→ **Given instruction**
Copy each line exactly.

=== Data block ===

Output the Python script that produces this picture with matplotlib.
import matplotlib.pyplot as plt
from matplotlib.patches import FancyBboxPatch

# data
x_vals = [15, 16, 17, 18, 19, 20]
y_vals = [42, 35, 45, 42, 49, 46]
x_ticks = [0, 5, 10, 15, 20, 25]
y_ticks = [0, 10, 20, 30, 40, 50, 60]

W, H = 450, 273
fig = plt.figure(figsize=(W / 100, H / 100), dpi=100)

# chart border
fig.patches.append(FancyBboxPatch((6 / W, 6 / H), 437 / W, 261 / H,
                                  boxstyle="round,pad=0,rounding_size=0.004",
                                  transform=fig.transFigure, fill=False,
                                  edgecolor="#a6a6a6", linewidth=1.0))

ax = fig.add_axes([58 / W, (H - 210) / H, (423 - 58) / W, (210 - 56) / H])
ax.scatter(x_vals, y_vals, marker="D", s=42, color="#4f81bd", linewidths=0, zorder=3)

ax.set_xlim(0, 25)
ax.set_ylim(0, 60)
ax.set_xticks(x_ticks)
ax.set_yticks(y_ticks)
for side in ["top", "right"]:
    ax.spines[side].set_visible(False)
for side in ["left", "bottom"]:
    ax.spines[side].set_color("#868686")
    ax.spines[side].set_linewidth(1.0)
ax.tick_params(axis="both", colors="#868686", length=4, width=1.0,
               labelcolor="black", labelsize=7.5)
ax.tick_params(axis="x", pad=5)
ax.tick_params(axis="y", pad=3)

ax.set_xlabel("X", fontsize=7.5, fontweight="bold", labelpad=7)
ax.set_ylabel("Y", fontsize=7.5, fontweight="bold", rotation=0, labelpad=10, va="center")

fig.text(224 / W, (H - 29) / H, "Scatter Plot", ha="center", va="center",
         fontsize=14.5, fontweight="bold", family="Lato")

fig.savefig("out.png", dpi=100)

===

→ **Exercise solution**
Output the Python script that produces this picture with matplotlib.
import matplotlib.pyplot as plt
from matplotlib.patches import FancyBboxPatch

# data
x_vals = [15, 16, 17, 18, 19, 20]
y_vals = [42, 35, 45, 42, 49, 46]
x_ticks = [0, 5, 10, 15, 20, 25]
y_ticks = [0, 10, 20, 30, 40, 50, 60]

W, H = 450, 273
fig = plt.figure(figsize=(W / 100, H / 100), dpi=100)

# chart border
fig.patches.append(FancyBboxPatch((6 / W, 6 / H), 437 / W, 261 / H,
                                  boxstyle="round,pad=0,rounding_size=0.004",
                                  transform=fig.transFigure, fill=False,
                                  edgecolor="#a6a6a6", linewidth=1.0))

ax = fig.add_axes([58 / W, (H - 210) / H, (423 - 58) / W, (210 - 56) / H])
ax.scatter(x_vals, y_vals, marker="D", s=42, color="#4f81bd", linewidths=0, zorder=3)

ax.set_xlim(0, 25)
ax.set_ylim(0, 60)
ax.set_xticks(x_ticks)
ax.set_yticks(y_ticks)
for side in ["top", "right"]:
    ax.spines[side].set_visible(False)
for side in ["left", "bottom"]:
    ax.spines[side].set_color("#868686")
    ax.spines[side].set_linewidth(1.0)
ax.tick_params(axis="both", colors="#868686", length=4, width=1.0,
               labelcolor="black", labelsize=7.5)
ax.tick_params(axis="x", pad=5)
ax.tick_params(axis="y", pad=3)

ax.set_xlabel("X", fontsize=7.5, fontweight="bold", labelpad=7)
ax.set_ylabel("Y", fontsize=7.5, fontweight="bold", rotation=0, labelpad=10, va="center")

fig.text(224 / W, (H - 29) / H, "Scatter Plot", ha="center", va="center",
         fontsize=14.5, fontweight="bold", family="Lato")

fig.savefig("out.png", dpi=100)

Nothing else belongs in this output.